By evaluating and measuring the efficiency and effectiveness of counter-terrorism policy and understanding its consequences, it is possible to improve the basic knowledge and understanding of terrorism. This can involve conducting research on the impact of counter-terrorism policies on
different populations and identifying best practices for preventing and responding to terrorist attacks. Additionally, understanding the consequences of counter-terrorism policies can help to ensure that they are implemented in a way that is consistent with human rights and the rule of law, which can help build trust and legitimacy with affected populations.
The evaluation and measurement of counter-terrorism policy and its consequences can play an important role in improving the understanding and recognition of terrorism. By implementing effective policies and understanding their impact, it is possible to reduce the harm caused by terrorist activities and address the underlying issues that lead to the emergence of terrorist groups and activities.
Counter-terrorism policy has traditionally focused on prevention measures taken by government institutions. However, recent literature on crisis management suggests a broader approach that emphasizes negotiation and governance, starting with mitigation and involving a wider range of stakeholders. Understanding terrorism as a crisis event is a relatively new concept in the field of crisis management. By combining these analytical concepts, we can better comprehend contemporary counter-terrorism policy and how it intersects with different actors and institutions. Policy problems, such as terrorism, are often intertwined with preconceived solutions, which are in turn linked with particular public institutions (Crenshaw, 2001). How an issue is defined determines which government institutions take responsibility and which other actors are involved.
CONCLUSION
The concept of terrorism remains central in contemporary society, necessitating a clear and concise definition to aid our moral understanding of this phenomenon. Attempts to avoid defining terrorism solely in terms of its target group, particularly non-combatants, are unhelpful and can obscure the true nature of the phenomenon, leading to a detachment from common usage and intuitions. Instead, terrorism can be understood as the intentional and indiscriminate killing of defenseless non-combatants to instill fear among a civilian population as a strategy to advance political ends. This basic understanding, while allowing for some variation and possessing vague edges, remains steadfast and cannot be deconstructed or obscured.
Defining terrorism in a strict sense does not imply political bias but rather acknowledges the need for a clear, concise, and widely understood definition. Those who advocate for a wide and inclusive definition may claim neutrality, but their approach can also have a political agenda. Therefore, terrorism should not be defined solely based on the agent, and it should not presuppose the unjustifiability of its practice under all circumstances. The question of possible justification should remain unsettled by the definition, and its moral evaluation should be based on other ethical and legal considerations.

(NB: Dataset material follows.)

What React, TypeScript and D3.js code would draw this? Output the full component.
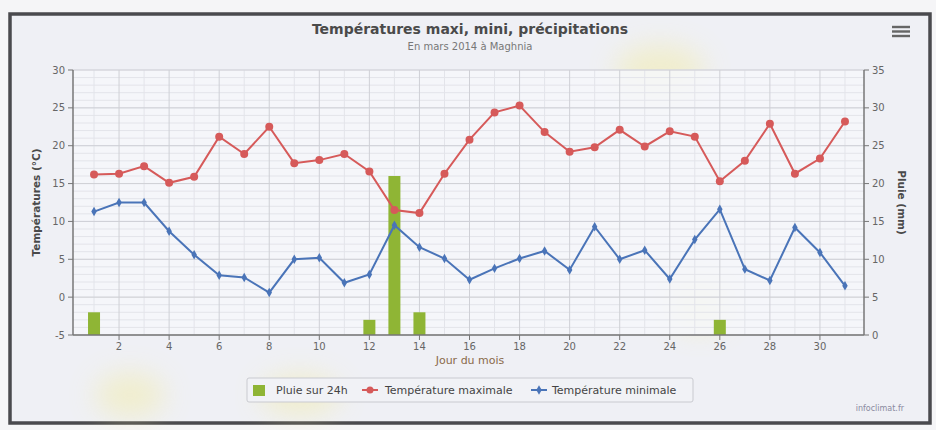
import React from "react";
import * as d3 from "d3";

const days = d3.range(1, 32);
const tMax = [16.2, 16.3, 17.3, 15.1, 15.9, 21.2, 18.9, 22.5, 17.7, 18.1, 18.9, 16.6, 11.5, 11.1, 16.3, 20.8, 24.4, 25.3, 21.8, 19.2, 19.8, 22.1, 19.9, 21.9, 21.2, 15.3, 18.0, 22.9, 16.3, 18.3, 23.2];
const tMin = [11.3, 12.5, 12.5, 8.7, 5.6, 2.9, 2.6, 0.6, 5.0, 5.2, 1.9, 3.0, 9.5, 6.6, 5.1, 2.3, 3.8, 5.1, 6.1, 3.6, 9.3, 5.0, 6.2, 2.4, 7.6, 11.6, 3.7, 2.2, 9.2, 5.9, 1.5];
const rain = [3, 0, 0, 0, 0, 0, 0, 0, 0, 0, 0, 2, 21, 3, 0, 0, 0, 0, 0, 0, 0, 0, 0, 0, 0, 2, 0, 0, 0, 0, 0];
const leftTicks = [-5, 0, 5, 10, 15, 20, 25, 30];
const rightTicks = [0, 5, 10, 15, 20, 25, 30, 35];
const xTicks = [2, 4, 6, 8, 10, 12, 14, 16, 18, 20, 22, 24, 26, 28, 30];

const title = "Températures maxi, mini, précipitations";
const subtitle = "En mars 2014 à Maghnia";
const leftTitle = "Températures (°C)";
const rightTitle = "Pluie (mm)";
const xTitle = "Jour du mois";
const legendLabels = ["Pluie sur 24h", "Température maximale", "Température minimale"];
const credit = "infoclimat.fr";

const RED = "#d65a5a";
const BLUE = "#4a74b8";
const GREEN = "#8fb535";
const FONT = "DejaVu Sans, Verdana, sans-serif";

export default function App() {
  const x = d3.scaleLinear().domain([0.16, 31.76]).range([73, 864]);
  const yL = d3.scaleLinear().domain([-5, 30]).range([335, 70]);
  const yR = d3.scaleLinear().domain([0, 35]).range([335, 70]);
  const top = 70, bottom = 335, left = 73, right = 864;

  const lineGen = d3.line<number>().x((_, i) => x(days[i])).y((d) => yL(d));
  const diamond = d3.symbol().type(d3.symbolDiamond).size(26)();

  const minorY = d3.range(-5, 31, 1);
  const oddDays = days.filter((d) => d % 2 === 1);
  const barW = 12;

  return (
    <svg width={936} height={430} style={{ position: "absolute", left: 0, top: 0 }} fontFamily={FONT}>
      <defs>
        <filter id="blur" x="-50%" y="-50%" width="200%" height="200%">
          <feGaussianBlur stdDeviation="14" />
        </filter>
      </defs>
      <rect x={0} y={0} width={936} height={430} fill="#f5f5f7" />
      <rect x={10} y={14} width={920} height={409} fill="#eff0f5" stroke="#4a4a4e" strokeWidth={3.5} />
      {/* faint yellow stains */}
      <g filter="url(#blur)" opacity={0.4}>
        <ellipse cx={660} cy={70} rx={45} ry={25} fill="#f3ea90" />
        <ellipse cx={130} cy={395} rx={35} ry={22} fill="#f3ea90" />
        <ellipse cx={300} cy={395} rx={40} ry={20} fill="#f3ea90" />
        <ellipse cx={700} cy={305} rx={30} ry={25} fill="#f3ea90" />
      </g>
      {/* plot background */}
      <rect x={left} y={top} width={right - left} height={bottom - top} fill="#f6f7fa" opacity={0.85} />
      {/* minor grid */}
      {minorY.map((v) => (
        <line key={"my" + v} x1={left} x2={right} y1={yL(v)} y2={yL(v)} stroke="#e3e4ea" strokeWidth={1} />
      ))}
      {oddDays.map((d) => (
        <line key={"mx" + d} x1={x(d)} x2={x(d)} y1={top} y2={bottom} stroke="#e3e4ea" strokeWidth={1} />
      ))}
      {/* major grid */}
      {leftTicks.map((v) => (
        <line key={"gy" + v} x1={left} x2={right} y1={yL(v)} y2={yL(v)} stroke="#cfd0d6" strokeWidth={1} />
      ))}
      {xTicks.map((d) => (
        <line key={"gx" + d} x1={x(d)} x2={x(d)} y1={top} y2={bottom} stroke="#cfd0d6" strokeWidth={1} />
      ))}
      {/* bars */}
      {rain.map((r, i) =>
        r > 0 ? (
          <rect key={"b" + i} x={x(days[i]) - barW / 2} y={yR(r)} width={barW} height={yR(0) - yR(r)} fill={GREEN} />
        ) : null
      )}
      {/* lines */}
      <path d={lineGen(tMax) || ""} fill="none" stroke={RED} strokeWidth={2} />
      <path d={lineGen(tMin) || ""} fill="none" stroke={BLUE} strokeWidth={2} />
      {tMax.map((v, i) => (
        <circle key={"c" + i} cx={x(days[i])} cy={yL(v)} r={4} fill={RED} />
      ))}
      {tMin.map((v, i) => (
        <path key={"d" + i} d={diamond || ""} transform={`translate(${x(days[i])},${yL(v)})`} fill={BLUE} />
      ))}
      {/* axes */}
      <line x1={left} x2={left} y1={top} y2={bottom} stroke="#777" strokeWidth={1.5} />
      <line x1={right} x2={right} y1={top} y2={bottom} stroke="#777" strokeWidth={1.5} />
      <line x1={left} x2={right} y1={bottom} y2={bottom} stroke="#777" strokeWidth={1.5} />
      {leftTicks.map((v) => (
        <g key={"lt" + v}>
          <line x1={left - 5} x2={left} y1={yL(v)} y2={yL(v)} stroke="#777" />
          <text x={left - 8} y={yL(v) + 3.5} textAnchor="end" fontSize={10} fill="#666">{v}</text>
        </g>
      ))}
      {rightTicks.map((v) => (
        <g key={"rt" + v}>
          <line x1={right} x2={right + 5} y1={yR(v)} y2={yR(v)} stroke="#777" />
          <text x={right + 8} y={yR(v) + 3.5} textAnchor="start" fontSize={10} fill="#666">{v}</text>
        </g>
      ))}
      {xTicks.map((d) => (
        <g key={"xt" + d}>
          <line x1={x(d)} x2={x(d)} y1={bottom} y2={bottom + 5} stroke="#777" />
          <text x={x(d)} y={bottom + 15} textAnchor="middle" fontSize={10} fill="#666">{d}</text>
        </g>
      ))}
      {/* titles */}
      <text x={470} y={34} textAnchor="middle" fontSize={14} fontWeight="bold" fill="#4a4a4a">{title}</text>
      <text x={470} y={50} textAnchor="middle" fontSize={10} fill="#777">{subtitle}</text>
      <text transform={`translate(40,${(top + bottom) / 2}) rotate(-90)`} textAnchor="middle" fontSize={10.5} fontWeight="bold" fill="#4a4a4a">{leftTitle}</text>
      <text transform={`translate(898,${(top + bottom) / 2}) rotate(90)`} textAnchor="middle" fontSize={10.5} fontWeight="bold" fill="#4a4a4a">{rightTitle}</text>
      <text x={470} y={364} textAnchor="middle" fontSize={11} fill="#8a6a4a">{xTitle}</text>
      {/* legend */}
      <rect x={247} y={378} width={446} height={24} fill="#f1f2f6" stroke="#c9cad0" strokeWidth={1} rx={2} />
      <rect x={253} y={385} width={12} height={11} fill={GREEN} />
      <text x={276} y={394} fontSize={11} fill="#444">{legendLabels[0]}</text>
      <line x1={362} x2={378} y1={390} y2={390} stroke={RED} strokeWidth={2} />
      <circle cx={370} cy={390} r={3.5} fill={RED} />
      <text x={385} y={394} fontSize={11} fill="#444">{legendLabels[1]}</text>
      <line x1={531} x2={547} y1={390} y2={390} stroke={BLUE} strokeWidth={2} />
      <path d={diamond || ""} transform="translate(539,390)" fill={BLUE} />
      <text x={552} y={394} fontSize={11} fill="#444">{legendLabels[2]}</text>
      {/* credit */}
      <text x={904} y={411} textAnchor="end" fontSize={8} fill="#8a8aa0">{credit}</text>
      {/* menu */}
      {[27, 31.5, 36].map((yy) => (
        <rect key={"m" + yy} x={892} y={yy - 1.2} width={18} height={2.4} fill="#666" />
      ))}
    </svg>
  );
}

Based on the introduction of the UIC approach and the analysis of its basic components, the following figure summarizes the discussion. As previously explained, the UIC approach consists of three main components, which have been examined and analyzed.
Figure (1). UIC Approach: New Approach to Defining Terrorism
The UIC approach presents a new method for defining terrorism, consisting of three interconnected components: Understanding Terrorism, Interests of Actors, and Counterterrorism Policy & Implications. These components form a connected and dynamic cycle, and the UIC approach can only be achieved when all three components have been completed. The approach aims to establish a comprehensive intellectual and scientific foundation for defining terrorism, providing a solid background in the subject matter. Its objective is to enhance our understanding of terrorism and enable us to articulate a clear and well-defined definition of the phenomenon, facilitating the development of effective policies and strategies for countering terrorism and mitigating its impact on society.
Building on the presented information, a comprehensive definition of terrorism can be formulated as follows: Terrorism is the intentional use of violence, perpetrated by either state or non-state actors, to achieve various goals. This violence is designed to instill extreme fear in a broad range of individuals, including civilians, law enforcement personnel, and combatants, and has far-reaching psychological repercussions beyond the immediate targets. Terrorist acts may be carried out by individuals or organizations influenced by existing terrorist movements or leaders, with emotional, cultural, moral, instrumental, religious, ideological, or criminal motives. Targets are often selected arbitrarily or for their symbolic value, with the immediate victims serving as message generators. The occurrence of terrorism can be affected by the counter-terrorism policies adopted by the actors involved and the type of interests they pursue.